Friday, March 4, 2011

A Burst of Color

The economic mood matches wide swathes of American landscape: brown, grey, invisible under stubborn mounds of snow, dormant. At one point, being dormant means quiet growth deep down, unseen but stirring. Every winter, though, dormancy becomes stale, and we grow impatient for signs of life. We need a burst of color.

In the Southern climate I peek out at from my window, there are a few early daffodils flaunting their arrival, like the first stars to step out onto the red carpet, eager. Down the street a - dogwood? - is wearing a beautiful gown of pink and white, fluffy and elegant and romantic, a sure classic.

But the rest of the world waits, because at this time in winter - even though our lifetimes ingrain in us the truth of spring - at this time in winter, it seems spring will never come again.
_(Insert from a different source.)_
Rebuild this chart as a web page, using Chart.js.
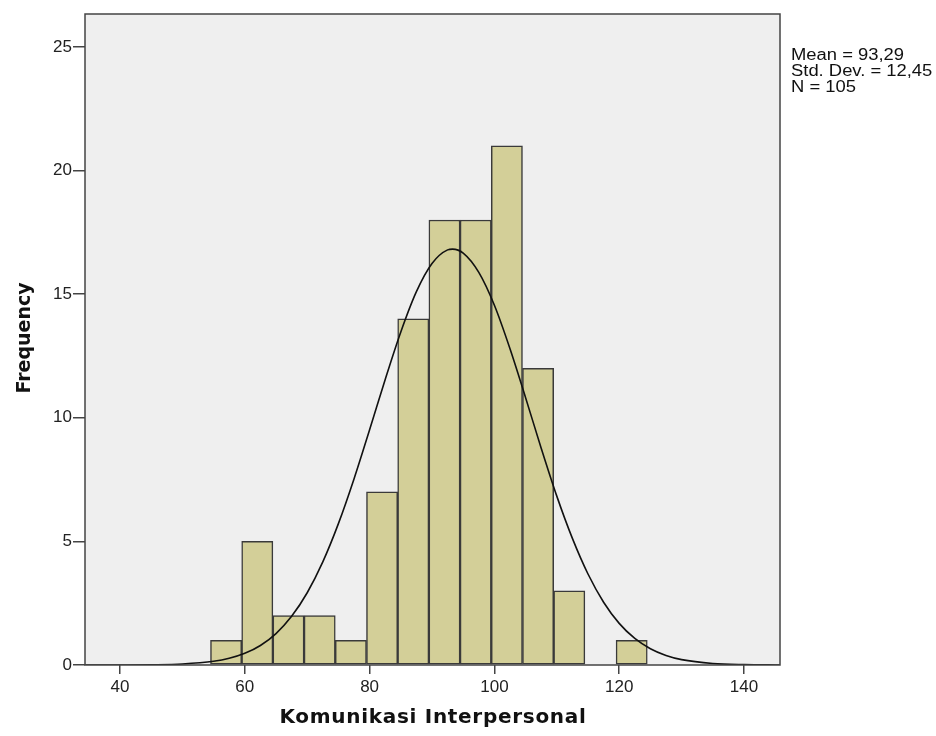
<!DOCTYPE html>
<html>
<head>
<meta charset="utf-8">
<script src="https://cdn.jsdelivr.net/npm/chart.js@4.4.1/dist/chart.umd.min.js"></script>
<style>
  html, body { margin: 0; padding: 0; background: #ffffff; }
  #wrap { width: 936px; height: 736px; }
</style>
</head>
<body>
<div id="wrap"><canvas id="c" width="936" height="736"></canvas></div>
<script>
// ---- Data ----
const binCenters = [57, 62, 67, 72, 77, 82, 87, 92, 97, 102, 107, 112, 117, 122];
const binCounts  = [1, 5, 2, 2, 1, 7, 14, 18, 18, 21, 12, 3, 0, 1];

const curveX = [34.4, 35, 40, 45, 50, 55, 57.5, 60, 62.5, 65, 67.5, 70, 72.5, 75, 77.5, 80, 82.5, 85, 87.5, 90, 92.5, 93.29, 95, 97.5, 100, 102.5, 105, 107.5, 110, 112.5, 115, 117.5, 120, 122.5, 125, 127.5, 130, 135, 140, 145, 145.8];
const curveY = [0.0002, 0.0003, 0.0018, 0.009, 0.040, 0.149, 0.270, 0.471, 0.790, 1.272, 1.968, 2.923, 4.171, 5.717, 7.526, 9.514, 11.55, 13.47, 15.10, 16.24, 16.79, 16.82, 16.66, 15.88, 14.55, 12.79, 10.81, 8.77, 6.83, 5.12, 3.68, 2.54, 1.684, 1.073, 0.657, 0.386, 0.218, 0.062, 0.015, 0.003, 0.0025];

const xTicks = [40, 60, 80, 100, 120, 140];
const yTicks = [0, 5, 10, 15, 20, 25];

const xTitle = 'Komunikasi Interpersonal';
const yTitle = 'Frequency';
const statsLines = ['Mean = 93,29', 'Std. Dev. = 12,45', 'N = 105'];

// ---- Build chart ----
const barData = binCenters.map((x, i) => ({ x: x, y: binCounts[i] }));
const curveData = curveX.map((x, i) => ({ x: x, y: curveY[i] }));

const frameColor = '#444444';

const decor = {
  id: 'decor',
  beforeDraw(chart) {
    const { ctx, chartArea: a } = chart;
    ctx.save();
    ctx.fillStyle = '#ffffff';
    ctx.fillRect(0, 0, chart.width, chart.height);
    ctx.fillStyle = '#efefef';
    ctx.fillRect(a.left, a.top, a.right - a.left, a.bottom - a.top);
    ctx.restore();
  },
  afterDraw(chart) {
    const { ctx, chartArea: a } = chart;
    ctx.save();
    ctx.strokeStyle = frameColor;
    ctx.lineWidth = 1.5;
    ctx.strokeRect(a.left, a.top, a.right - a.left, a.bottom - a.top);

    ctx.fillStyle = '#111111';
    ctx.textAlign = 'center';
    ctx.textBaseline = 'middle';
    ctx.font = 'bold 20px "DejaVu Sans"';
    try { ctx.letterSpacing = '0.7px'; } catch (e) {}
    ctx.fillText(xTitle, 433, 718);
    try { ctx.letterSpacing = '0px'; } catch (e) {}

    ctx.save();
    ctx.font = 'bold 19px "DejaVu Sans"';
    ctx.translate(25, 338);
    ctx.rotate(-Math.PI / 2);
    ctx.fillText(yTitle, 0, 0);
    ctx.restore();

    ctx.font = '16px "Liberation Sans"';
    ctx.textAlign = 'left';
    ctx.textBaseline = 'alphabetic';
    ctx.fillStyle = '#111111';
    statsLines.forEach((s, i) => {
      ctx.save();
      ctx.translate(791, 60 + i * 16);
      ctx.scale(1.15, 1);
      ctx.fillText(s, 0, 0);
      ctx.restore();
    });
    ctx.restore();
  }
};

new Chart(document.getElementById('c'), {
  type: 'bar',
  data: {
    datasets: [
      {
        type: 'line',
        data: curveData,
        borderColor: '#111111',
        borderWidth: 1.6,
        pointRadius: 0,
        fill: false,
        cubicInterpolationMode: 'monotone',
        order: 0
      },
      {
        type: 'bar',
        data: barData,
        backgroundColor: '#d3cf98',
        borderColor: '#3a3a3a',
        borderWidth: 1.5,
        borderSkipped: false,
        barPercentage: 1.0,
        categoryPercentage: 1.0,
        order: 1
      }
    ]
  },
  options: {
    responsive: false,
    devicePixelRatio: 1,
    animation: false,
    layout: { padding: { left: 0, right: 156, top: 14, bottom: 0 } },
    plugins: { legend: { display: false }, tooltip: { enabled: false } },
    scales: {
      x: {
        type: 'linear',
        min: 34.39,
        max: 145.77,
        offset: false,
        afterBuildTicks: (s) => { s.ticks = xTicks.map(v => ({ value: v })); },
        afterFit: (s) => { s.height = 71; },
        ticks: {
          autoSkip: false,
          maxRotation: 0,
          padding: 3,
          color: '#222222',
          font: { family: 'Liberation Sans', size: 17 }
        },
        grid: {
          offset: false,
          drawOnChartArea: false,
          drawTicks: true,
          tickLength: 9,
          color: frameColor,
          lineWidth: 1.5
        },
        border: { display: false }
      },
      y: {
        type: 'linear',
        min: 0,
        max: 26.33,
        afterBuildTicks: (s) => { s.ticks = yTicks.map(v => ({ value: v })); },
        afterFit: (s) => { s.width = 85; },
        ticks: {
          padding: 1,
          color: '#222222',
          font: { family: 'Liberation Sans', size: 17 }
        },
        grid: {
          drawOnChartArea: false,
          drawTicks: true,
          tickLength: 12,
          color: frameColor,
          lineWidth: 1.5
        },
        border: { display: false }
      }
    }
  },
  plugins: [decor]
});
</script>
</body>
</html>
An Ecclesiastical thought, perhaps, but it is difficult in frost and ice and death to believe that maybe, this year, Aslan will be on the move. We wait for a burst of technicolor, an Oz for the faith that awakens us from black and white Kansas.

You can't own color, you know. You can own red blankets or green houseplants or yellow cushions or purple paint, but you can't own color. You can create with it and arrange it and display it, but no one owns periwinkle. We receive color, as John the Revelator did, attempting to describe as best he knew how the Oz of the senses, in terms of lapis lazuli and pearl and gold and ruby - colors that hold light and shine them back in your face.

Thank you, God, for color.
For pale yellow banana,
Deep teal lake bottoms,
Flirtatious pink blossoms,
Rowdy orange bursts.

Thank you, God, for color -
when gloom clouds our eyes,
sadness weighs our faces,
bad news hunches our shoulders,
weariness stills our hands.

Thank you, God, for color -
That wakes our sepia dreams,
That displays the truth of spring,
That calls us to create,
That welcomes us to heaven.

"Firmament II" by Angela Nicole Lister, angelanicoleart.blogspot.com

3 comments:

vanilla said...

Fantastic job, Elizabeth. You gave color to our yearning for the color of Spring, a bit of brightening of our day just before the dawn! You worked in Solomon, Lewis, Baum and John the Revelator, then concluded with a beautiful poetic prayer. Indeed, Thank God for Color!